ECLI:NL:CRVB:2024:1476
Centrale Raad van Beroep
- Hoger beroep
- Rechtspraak.nl
Hoger beroep tegen de weigering van het Uwv om een ZW-uitkering toe te kennen aan appellante
In deze zaak heeft de Centrale Raad van Beroep op 18 juli 2024 uitspraak gedaan in het hoger beroep van appellante tegen de weigering van het Uitvoeringsinstituut werknemersverzekeringen (Uwv) om haar een Ziektewet (ZW)-uitkering toe te kennen. Appellante had zich op 6 september 2018 ziekgemeld en verzocht om herziening van het oorspronkelijke besluit van 21 januari 2019, waarin het Uwv haar ZW-uitkering had geweigerd. De rechtbank Limburg had eerder het beroep van appellante ongegrond verklaard, wat leidde tot het hoger beroep bij de Centrale Raad.
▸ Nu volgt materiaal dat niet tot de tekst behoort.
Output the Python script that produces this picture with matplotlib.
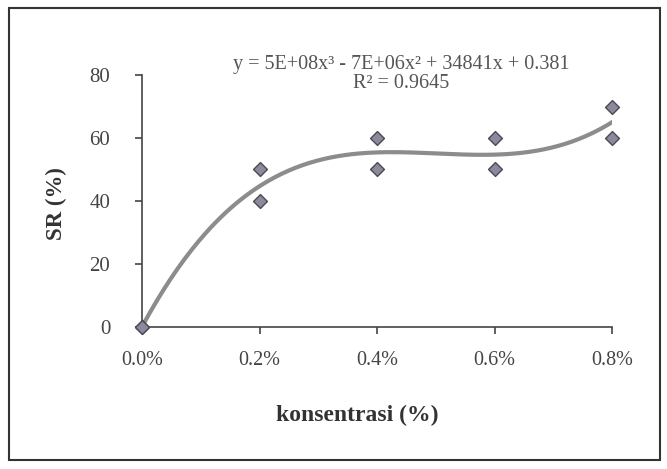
import matplotlib.pyplot as plt
import matplotlib.patches as patches
import matplotlib.ticker as mticker
import numpy as np

# konsentrasi (fraction) vs SR (%)
konsentrasi = [0.0, 0.0, 0.002, 0.002, 0.004, 0.004, 0.006, 0.006, 0.008, 0.008]
sr = [0, 0, 50, 40, 60, 50, 60, 50, 70, 60]
x_ticks = [0.0, 0.002, 0.004, 0.006, 0.008]
y_ticks = [0, 20, 40, 60, 80]

plt.rcParams['font.family'] = ['Liberation Serif', 'DejaVu Serif']

fig = plt.figure(figsize=(6.67, 4.69), dpi=100)
ax = fig.add_axes([0.213, 0.303, 0.705, 0.537])

# poly trendline, order 3
coef = np.polyfit(konsentrasi, sr, 3)
xs = np.linspace(0, 0.008, 200)
ax.plot(xs, np.polyval(coef, xs), color='#8c8c8c', lw=3, zorder=2)

ax.scatter(konsentrasi, sr, marker='D', s=50, color='#8a8a9c',
           edgecolors='#4a4a55', linewidths=1, zorder=3, clip_on=False)

ax.set_xlim(0, 0.008)
ax.set_ylim(0, 80)
ax.set_xticks(x_ticks)
ax.set_yticks(y_ticks)
ax.xaxis.set_major_formatter(mticker.PercentFormatter(xmax=1, decimals=1))
for s in ['top', 'right']:
    ax.spines[s].set_visible(False)
for s in ['left', 'bottom']:
    ax.spines[s].set_color('#444444')
    ax.spines[s].set_linewidth(1.2)
ax.tick_params(axis='both', colors='#444444', length=5, width=1.2)
ax.tick_params(axis='x', labelsize=14.5, pad=12)
ax.tick_params(axis='y', labelsize=15, pad=18)

ax.set_xlabel('konsentrasi (%)', fontsize=17, fontweight='bold', color='#333333')
ax.xaxis.set_label_coords(0.457, -0.31)
ax.set_ylabel('SR (%)', fontsize=16.5, fontweight='bold', color='#333333')
ax.yaxis.set_label_coords(-0.16, 0.49)

ax.text(0.00441, 80.3, 'y = 5E+08x\u00b3 - 7E+06x\u00b2 + 34841x + 0.381\nR\u00b2 = 0.9645',
        ha='center', va='center', fontsize=14.5, color='#555555', linespacing=0.98)

fig.patches.append(patches.Rectangle((0.013, 0.02), 0.976, 0.963, transform=fig.transFigure,
                                     fill=False, edgecolor='#333333', lw=1.5))

fig.savefig('out.png', dpi=100)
De Raad oordeelde dat het Uwv het verzoek van appellante om terug te komen van de weigering niet inhoudelijk had beoordeeld, maar zich had beperkt tot de vraag of er nieuwe feiten of veranderde omstandigheden waren. Appellante stelde dat het Uwv ten onrechte niet was teruggekomen op het besluit van 21 januari 2019, maar de Raad volgde dit standpunt niet. De Raad bevestigde de uitspraak van de rechtbank en oordeelde dat er geen grond was voor toekenning van de gevraagde schadevergoeding. De Raad concludeerde dat het Uwv terecht niet is teruggekomen van het besluit van 21 januari 2019 en dat appellante geen recht had op vergoeding van proceskosten of griffierecht.